Aim:
Give back the full listing verbatim, apart from its images.

==========

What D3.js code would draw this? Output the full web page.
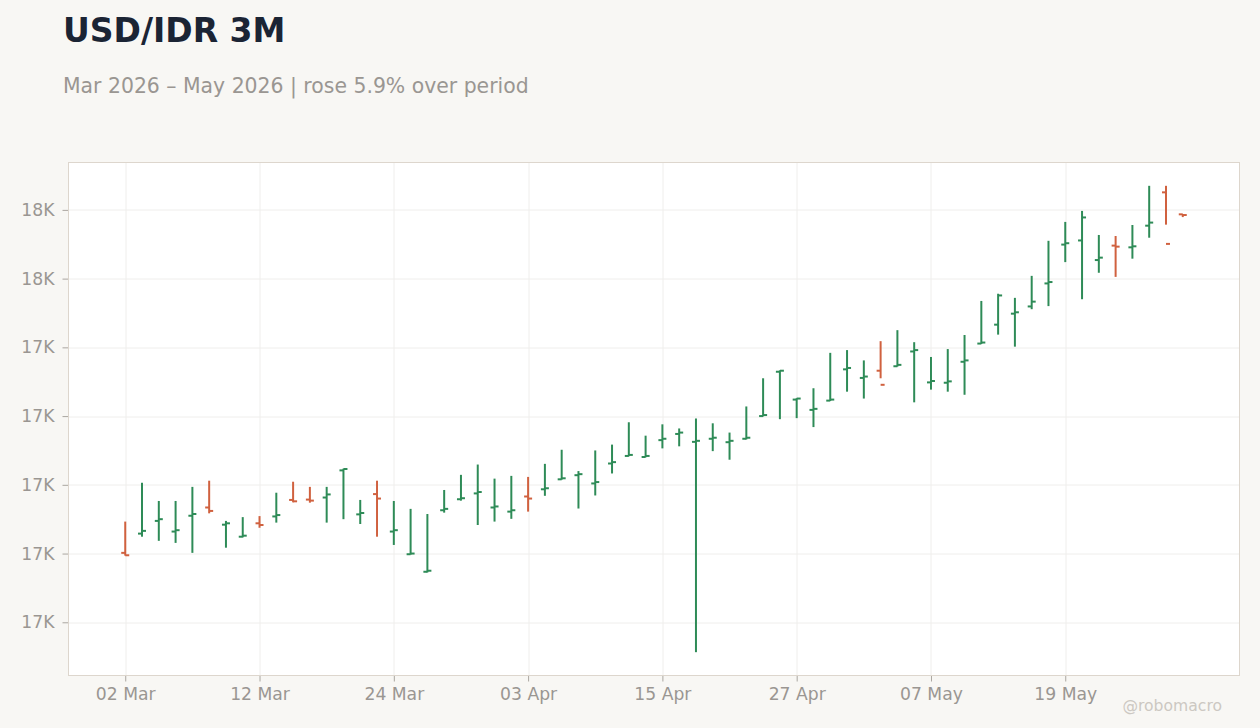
<!DOCTYPE html>
<html>
<head>
<meta charset="utf-8">
<script src="https://cdn.jsdelivr.net/npm/d3@7"></script>
<style>
  html, body { margin: 0; padding: 0; background: #f8f7f4; }
  body { width: 1260px; height: 728px; overflow: hidden; font-family: "DejaVu Sans", sans-serif; }
</style>
</head>
<body>
<div id="chart"></div>
<script>
// trading days, Mar 2 - May 28 2026
const dates = [
  "2026-03-02","2026-03-03","2026-03-04","2026-03-05","2026-03-06","2026-03-09","2026-03-10","2026-03-11",
  "2026-03-12","2026-03-13","2026-03-16","2026-03-17","2026-03-18","2026-03-19","2026-03-20","2026-03-23",
  "2026-03-24","2026-03-25","2026-03-26","2026-03-27","2026-03-30","2026-03-31","2026-04-01","2026-04-02",
  "2026-04-03","2026-04-06","2026-04-07","2026-04-08","2026-04-09","2026-04-10","2026-04-13","2026-04-14",
  "2026-04-15","2026-04-16","2026-04-17","2026-04-20","2026-04-21","2026-04-22","2026-04-23","2026-04-24",
  "2026-04-27","2026-04-28","2026-04-29","2026-04-30","2026-05-01","2026-05-04","2026-05-05","2026-05-06",
  "2026-05-07","2026-05-08","2026-05-11","2026-05-12","2026-05-13","2026-05-14","2026-05-15","2026-05-18",
  "2026-05-19","2026-05-20","2026-05-21","2026-05-22","2026-05-25","2026-05-26","2026-05-27","2026-05-28"
];
const open = [
  16802,16858,16895,16864,16910,16934,16884,16849,16888,16908,16956,16957,16963,17042,16914,16973,
  16864,16798,16747,16926,16958,16975,16934,16922,16966,16987,17016,17028,17004,17062,17084,17081,
  17130,17148,17125,17134,17124,17134,17200,17329,17248,17218,17245,17336,17311,17332,17345,17388,
  17298,17297,17358,17411,17466,17498,17519,17586,17699,17711,17654,17696,17691,17754,17851,17787
];
const high = [
  16893,17006,16953,16953,16994,17012,16895,16906,16909,16977,17009,16994,16994,17047,16956,17012,
  16953,16930,16915,16985,17029,17059,17018,17026,17023,17061,17102,17040,17100,17117,17182,17143,
  17176,17164,17193,17179,17152,17228,17310,17333,17252,17281,17384,17392,17362,17418,17450,17415,
  17372,17395,17436,17535,17556,17544,17608,17710,17765,17797,17727,17724,17756,17870,17870,17788
];
const low = [
  16794,16849,16837,16831,16802,16917,16817,16847,16875,16890,16949,16948,16890,16900,16886,16849,
  16825,16797,16745,16919,16954,16883,16893,16901,16922,16968,17015,16931,16969,17033,17083,17080,
  17106,17112,16513,17098,17073,17132,17199,17191,17194,17168,17244,17271,17251,17310,17344,17240,
  17277,17271,17262,17410,17437,17402,17511,17520,17648,17540,17617,17605,17658,17719,17757,17779
];
const close = [
  16795,16866,16900,16868,16915,16924,16888,16852,16883,16912,16952,16954,16972,17046,16918,16960,
  16868,16800,16750,16930,16961,16979,16937,16926,16960,16990,17019,17031,17008,17066,17087,17084,
  17134,17152,17128,17137,17128,17137,17203,17332,17251,17221,17248,17340,17315,17291,17349,17392,
  17302,17301,17362,17414,17551,17502,17533,17590,17703,17778,17661,17693,17694,17763,17701,17785
];
const xTickIdx = [0, 8, 16, 24, 32, 40, 48, 56];

const width = 1260, height = 728;
const margin = {top: 162.5, right: 20.5, bottom: 52.5, left: 68.5};
const upColor = '#2e8b57', downColor = '#d0613f';

const parse = d3.timeParse('%Y-%m-%d');
const data = dates.map((d, i) => ({
  i: i, date: parse(d), o: open[i], h: high[i], l: low[i], c: close[i]
}));

const svg = d3.select('#chart').append('svg').attr('width', width).attr('height', height);
svg.append('rect').attr('width', width).attr('height', height).attr('fill', '#f8f7f4');

const innerW = width - margin.left - margin.right;
const innerH = height - margin.top - margin.bottom;

svg.append('text').attr('x', 63).attr('y', 42)
  .attr('font-size', 33).attr('font-weight', 'bold').attr('fill', '#1b2434')
  .text('USD/IDR 3M');
svg.append('text').attr('x', 63).attr('y', 92.5)
  .attr('font-size', 20.4).attr('fill', '#9a9692')
  .text('Mar 2026 \u2013 May 2026 | rose 5.9% over period');

const g = svg.append('g').attr('transform', 'translate(' + [margin.left, margin.top] + ')');
g.append('rect').attr('width', innerW).attr('height', innerH).attr('fill', '#ffffff');

// x on trading-day index, so weekends leave no gaps
const n = data.length;
const xPad = 3.38;
const xScale = d3.scaleLinear().domain([-xPad, n - 1 + xPad]).range([0, innerW]);

const yMin = d3.min(data, d => d.l), yMax = d3.max(data, d => d.h);
const yPad = (yMax - yMin) * 0.05;
const yScale = d3.scaleLinear().domain([yMin - yPad, yMax + yPad]).range([innerH, 0]);

const fmtDate = d3.timeFormat('%d %b');
const fmtY = v => d3.format('.2s')(v).replace('k', 'K');

// grid
g.append('g').selectAll('line').data(yScale.ticks(10)).enter().append('line')
  .attr('x1', 0).attr('x2', innerW)
  .attr('y1', d => Math.round(yScale(d)) + 0.5).attr('y2', d => Math.round(yScale(d)) + 0.5)
  .attr('stroke', '#efeeec').attr('stroke-width', 1);
g.append('g').selectAll('line').data(xTickIdx).enter().append('line')
  .attr('x1', d => Math.round(xScale(d)) + 0.5).attr('x2', d => Math.round(xScale(d)) + 0.5)
  .attr('y1', 0).attr('y2', innerH)
  .attr('stroke', '#efeeec').attr('stroke-width', 1);

// axes
const xAxis = d3.axisBottom(xScale).tickValues(xTickIdx)
  .tickFormat(i => fmtDate(data[i].date)).tickSize(6).tickPadding(6);
const yAxis = d3.axisLeft(yScale).ticks(10).tickFormat(fmtY).tickSize(6).tickPadding(8);

const xg = g.append('g').attr('class', 'xAxis')
  .attr('transform', 'translate(' + [0, innerH] + ')').call(xAxis);
const yg = g.append('g').attr('class', 'yAxis').call(yAxis);
[xg, yg].forEach(a => {
  a.select('.domain').remove();
  a.selectAll('.tick line').attr('stroke', '#aaa6a0');
  a.selectAll('.tick text').attr('fill', '#9a9692').attr('font-size', 17.2)
    .attr('font-family', '"DejaVu Sans", sans-serif');
});

// frame
g.append('rect').attr('width', innerW).attr('height', innerH)
  .attr('fill', 'none').attr('stroke', '#ddd6cd').attr('stroke-width', 1);

// OHLC bars
const tickLen = 4;
const bars = g.append('g').selectAll('g').data(data).enter().append('g')
  .attr('stroke', d => d.c >= d.o ? upColor : downColor)
  .attr('stroke-width', 2);
bars.append('line')
  .attr('x1', d => xScale(d.i)).attr('x2', d => xScale(d.i))
  .attr('y1', d => yScale(d.h)).attr('y2', d => yScale(d.l));
bars.append('line')
  .attr('x1', d => xScale(d.i) - tickLen).attr('x2', d => xScale(d.i))
  .attr('y1', d => yScale(d.o)).attr('y2', d => yScale(d.o));
bars.append('line')
  .attr('x1', d => xScale(d.i)).attr('x2', d => xScale(d.i) + tickLen)
  .attr('y1', d => yScale(d.c)).attr('y2', d => yScale(d.c));

svg.append('text').attr('x', 1222).attr('y', 711).attr('text-anchor', 'end')
  .attr('font-size', 15.6).attr('fill', '#ccc8c2')
  .text('@robomacro');
</script>
</body>
</html>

==========

Solution to this exercise:
What D3.js code would draw this? Output the full web page.
<!DOCTYPE html>
<html>
<head>
<meta charset="utf-8">
<script src="https://cdn.jsdelivr.net/npm/d3@7"></script>
<style>
  html, body { margin: 0; padding: 0; background: #f8f7f4; }
  body { width: 1260px; height: 728px; overflow: hidden; font-family: "DejaVu Sans", sans-serif; }
</style>
</head>
<body>
<div id="chart"></div>
<script>
// trading days, Mar 2 - May 28 2026
const dates = [
  "2026-03-02","2026-03-03","2026-03-04","2026-03-05","2026-03-06","2026-03-09","2026-03-10","2026-03-11",
  "2026-03-12","2026-03-13","2026-03-16","2026-03-17","2026-03-18","2026-03-19","2026-03-20","2026-03-23",
  "2026-03-24","2026-03-25","2026-03-26","2026-03-27","2026-03-30","2026-03-31","2026-04-01","2026-04-02",
  "2026-04-03","2026-04-06","2026-04-07","2026-04-08","2026-04-09","2026-04-10","2026-04-13","2026-04-14",
  "2026-04-15","2026-04-16","2026-04-17","2026-04-20","2026-04-21","2026-04-22","2026-04-23","2026-04-24",
  "2026-04-27","2026-04-28","2026-04-29","2026-04-30","2026-05-01","2026-05-04","2026-05-05","2026-05-06",
  "2026-05-07","2026-05-08","2026-05-11","2026-05-12","2026-05-13","2026-05-14","2026-05-15","2026-05-18",
  "2026-05-19","2026-05-20","2026-05-21","2026-05-22","2026-05-25","2026-05-26","2026-05-27","2026-05-28"
];
const open = [
  16802,16858,16895,16864,16910,16934,16884,16849,16888,16908,16956,16957,16963,17042,16914,16973,
  16864,16798,16747,16926,16958,16975,16934,16922,16966,16987,17016,17028,17004,17062,17084,17081,
  17130,17148,17125,17134,17124,17134,17200,17329,17248,17218,17245,17336,17311,17332,17345,17388,
  17298,17297,17358,17411,17466,17498,17519,17586,17699,17711,17654,17696,17691,17754,17851,17787
];
const high = [
  16893,17006,16953,16953,16994,17012,16895,16906,16909,16977,17009,16994,16994,17047,16956,17012,
  16953,16930,16915,16985,17029,17059,17018,17026,17023,17061,17102,17040,17100,17117,17182,17143,
  17176,17164,17193,17179,17152,17228,17310,17333,17252,17281,17384,17392,17362,17418,17450,17415,
  17372,17395,17436,17535,17556,17544,17608,17710,17765,17797,17727,17724,17756,17870,17870,17788
];
const low = [
  16794,16849,16837,16831,16802,16917,16817,16847,16875,16890,16949,16948,16890,16900,16886,16849,
  16825,16797,16745,16919,16954,16883,16893,16901,16922,16968,17015,16931,16969,17033,17083,17080,
  17106,17112,16513,17098,17073,17132,17199,17191,17194,17168,17244,17271,17251,17310,17344,17240,
  17277,17271,17262,17410,17437,17402,17511,17520,17648,17540,17617,17605,17658,17719,17757,17779
];
const close = [
  16795,16866,16900,16868,16915,16924,16888,16852,16883,16912,16952,16954,16972,17046,16918,16960,
  16868,16800,16750,16930,16961,16979,16937,16926,16960,16990,17019,17031,17008,17066,17087,17084,
  17134,17152,17128,17137,17128,17137,17203,17332,17251,17221,17248,17340,17315,17291,17349,17392,
  17302,17301,17362,17414,17551,17502,17533,17590,17703,17778,17661,17693,17694,17763,17701,17785
];
const xTickIdx = [0, 8, 16, 24, 32, 40, 48, 56];

const width = 1260, height = 728;
const margin = {top: 162.5, right: 20.5, bottom: 52.5, left: 68.5};
const upColor = '#2e8b57', downColor = '#d0613f';

const parse = d3.timeParse('%Y-%m-%d');
const data = dates.map((d, i) => ({
  i: i, date: parse(d), o: open[i], h: high[i], l: low[i], c: close[i]
}));

const svg = d3.select('#chart').append('svg').attr('width', width).attr('height', height);
svg.append('rect').attr('width', width).attr('height', height).attr('fill', '#f8f7f4');

const innerW = width - margin.left - margin.right;
const innerH = height - margin.top - margin.bottom;

svg.append('text').attr('x', 63).attr('y', 42)
  .attr('font-size', 33).attr('font-weight', 'bold').attr('fill', '#1b2434')
  .text('USD/IDR 3M');
svg.append('text').attr('x', 63).attr('y', 92.5)
  .attr('font-size', 20.4).attr('fill', '#9a9692')
  .text('Mar 2026 \u2013 May 2026 | rose 5.9% over period');

const g = svg.append('g').attr('transform', 'translate(' + [margin.left, margin.top] + ')');
g.append('rect').attr('width', innerW).attr('height', innerH).attr('fill', '#ffffff');

// x on trading-day index, so weekends leave no gaps
const n = data.length;
const xPad = 3.38;
const xScale = d3.scaleLinear().domain([-xPad, n - 1 + xPad]).range([0, innerW]);

const yMin = d3.min(data, d => d.l), yMax = d3.max(data, d => d.h);
const yPad = (yMax - yMin) * 0.05;
const yScale = d3.scaleLinear().domain([yMin - yPad, yMax + yPad]).range([innerH, 0]);

const fmtDate = d3.timeFormat('%d %b');
const fmtY = v => d3.format('.2s')(v).replace('k', 'K');

// grid
g.append('g').selectAll('line').data(yScale.ticks(10)).enter().append('line')
  .attr('x1', 0).attr('x2', innerW)
  .attr('y1', d => Math.round(yScale(d)) + 0.5).attr('y2', d => Math.round(yScale(d)) + 0.5)
  .attr('stroke', '#efeeec').attr('stroke-width', 1);
g.append('g').selectAll('line').data(xTickIdx).enter().append('line')
  .attr('x1', d => Math.round(xScale(d)) + 0.5).attr('x2', d => Math.round(xScale(d)) + 0.5)
  .attr('y1', 0).attr('y2', innerH)
  .attr('stroke', '#efeeec').attr('stroke-width', 1);

// axes
const xAxis = d3.axisBottom(xScale).tickValues(xTickIdx)
  .tickFormat(i => fmtDate(data[i].date)).tickSize(6).tickPadding(6);
const yAxis = d3.axisLeft(yScale).ticks(10).tickFormat(fmtY).tickSize(6).tickPadding(8);

const xg = g.append('g').attr('class', 'xAxis')
  .attr('transform', 'translate(' + [0, innerH] + ')').call(xAxis);
const yg = g.append('g').attr('class', 'yAxis').call(yAxis);
[xg, yg].forEach(a => {
  a.select('.domain').remove();
  a.selectAll('.tick line').attr('stroke', '#aaa6a0');
  a.selectAll('.tick text').attr('fill', '#9a9692').attr('font-size', 17.2)
    .attr('font-family', '"DejaVu Sans", sans-serif');
});

// frame
g.append('rect').attr('width', innerW).attr('height', innerH)
  .attr('fill', 'none').attr('stroke', '#ddd6cd').attr('stroke-width', 1);

// OHLC bars
const tickLen = 4;
const bars = g.append('g').selectAll('g').data(data).enter().append('g')
  .attr('stroke', d => d.c >= d.o ? upColor : downColor)
  .attr('stroke-width', 2);
bars.append('line')
  .attr('x1', d => xScale(d.i)).attr('x2', d => xScale(d.i))
  .attr('y1', d => yScale(d.h)).attr('y2', d => yScale(d.l));
bars.append('line')
  .attr('x1', d => xScale(d.i) - tickLen).attr('x2', d => xScale(d.i))
  .attr('y1', d => yScale(d.o)).attr('y2', d => yScale(d.o));
bars.append('line')
  .attr('x1', d => xScale(d.i)).attr('x2', d => xScale(d.i) + tickLen)
  .attr('y1', d => yScale(d.c)).attr('y2', d => yScale(d.c));

svg.append('text').attr('x', 1222).attr('y', 711).attr('text-anchor', 'end')
  .attr('font-size', 15.6).attr('fill', '#ccc8c2')
  .text('@robomacro');
</script>
</body>
</html>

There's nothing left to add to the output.